O outro projecto-piloto, chamado Polaris, está a ser desenvolvido no Centro Hospitalar de Trás-os-Montes e Alto Douro. Neste caso, trata-se “de receber financiamento de acordo com a população servida, podendo haver transferência de e para outra unidade de saúde, se esse for o local certo para tratar aquele doente”, com a respectiva transferência do financiamento. O dinheiro deve seguir doente, é o que defendem os peritos.
“A forma de financiar com base na população obriga o hospital a trabalhar com a comunidade para procurar soluções para o doente”, salienta Alexandre Lourenço. Os resultados dos dois projectos serão conhecidos no próximo ano e, diz, serão tidos em consideração pela Administração Central do Sistema de Saúde para o financiamento dos hospitais em 2020.

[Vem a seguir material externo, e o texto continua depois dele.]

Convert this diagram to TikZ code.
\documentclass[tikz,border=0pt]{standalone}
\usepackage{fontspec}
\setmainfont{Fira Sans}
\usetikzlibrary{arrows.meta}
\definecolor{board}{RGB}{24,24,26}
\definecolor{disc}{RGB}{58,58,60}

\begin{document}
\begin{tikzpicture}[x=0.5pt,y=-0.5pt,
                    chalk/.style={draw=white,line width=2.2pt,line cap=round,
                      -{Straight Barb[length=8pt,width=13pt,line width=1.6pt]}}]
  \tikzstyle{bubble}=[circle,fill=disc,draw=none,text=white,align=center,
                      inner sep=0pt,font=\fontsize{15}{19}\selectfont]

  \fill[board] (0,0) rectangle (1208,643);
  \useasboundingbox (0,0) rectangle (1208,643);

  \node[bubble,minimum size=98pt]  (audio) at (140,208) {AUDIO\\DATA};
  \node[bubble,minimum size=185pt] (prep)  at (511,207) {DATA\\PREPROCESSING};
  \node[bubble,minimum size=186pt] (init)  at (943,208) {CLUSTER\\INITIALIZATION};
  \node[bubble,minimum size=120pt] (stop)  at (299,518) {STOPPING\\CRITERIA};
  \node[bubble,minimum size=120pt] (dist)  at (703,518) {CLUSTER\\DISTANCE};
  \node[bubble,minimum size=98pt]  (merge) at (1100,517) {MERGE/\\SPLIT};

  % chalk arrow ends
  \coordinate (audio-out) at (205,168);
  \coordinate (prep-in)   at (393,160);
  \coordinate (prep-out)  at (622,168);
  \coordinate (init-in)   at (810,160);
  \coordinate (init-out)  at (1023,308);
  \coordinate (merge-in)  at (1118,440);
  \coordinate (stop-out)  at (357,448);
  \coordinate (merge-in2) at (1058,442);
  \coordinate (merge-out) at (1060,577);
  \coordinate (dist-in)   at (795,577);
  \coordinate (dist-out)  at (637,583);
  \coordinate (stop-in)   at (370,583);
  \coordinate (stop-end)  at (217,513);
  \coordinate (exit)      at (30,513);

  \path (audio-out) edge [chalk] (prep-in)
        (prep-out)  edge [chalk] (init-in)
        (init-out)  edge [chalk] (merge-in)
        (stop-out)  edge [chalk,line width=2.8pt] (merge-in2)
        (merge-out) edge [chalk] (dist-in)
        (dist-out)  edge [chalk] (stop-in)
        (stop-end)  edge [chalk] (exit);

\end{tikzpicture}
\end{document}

Influenciar forças políticas
É a valorização do papel do cidadão que vem expresso em várias das recomendações dos peritos, ordenadas em dez tópicos: o reforço do papel dos cuidados de saúde primários; a interligação dos cuidados de saúde primários, cuidados de saúde secundários e cuidados continuados; o desenvolvimento de uma rede de suporte ao doente para o acompanhar, após a alta, com cuidados clínicos e sociais; a promoção do papel dos cidadãos no sistema de saúde; a garantia da ligação entre todos os sistemas de informação para que sirvam de suporte à gestão e à prática clínica; a medição de resultados como motor da melhoria dos cuidados prestados; a disponibilização de informação sobre o desempenho dos hospitais; a autonomia e responsabilização da gestão hospitalar; um novo modelo de alocação de recursos financeiros para a saúde e a restituição da confiança no sistema de saúde.
“São recomendações feitas para todo o universo do SNS, não só para o Governo. O nosso objectivo é influenciar todas as forças políticas. Queríamos dentro do sector da saúde encontrar caminhos para a alocação de recursos, para reduzir o desperdício e procurar novas formas de prestação de cuidados. Isso não é possível sem inovar”, explica Alexandre Lourenço.
Exemplos internacionais, como o holandês, com um atendimento “fora de horas” nos centros de saúde, ou o sueco, com a integração de registos nacionais obrigatórios, serviram de inspiração. “Actualmente o orçamento é alocado com base no histórico e não existe um racional de distribuição das verbas dentro da saúde. A forma como estamos a remunerar os hospitais é em função do volume (número de consultas, cirurgias, etc). Temos de encontrar uma forma nova de alocação mais justa, que promova a equidade regional e o acesso aos cuidados de saúde. Que seja um modelo que valorize a participação e a experiência dos utentes e as necessidades da população”, acrescenta.
Nesta quarta-feira, na Gulbenkian, será ainda dado a conhecer um inquérito, promovido pela APAH, à população portuguesa e que mostrou que a maioria dos portugueses (51%) defende que a sociedade deve ter um papel mais activo no que diz respeito à saúde.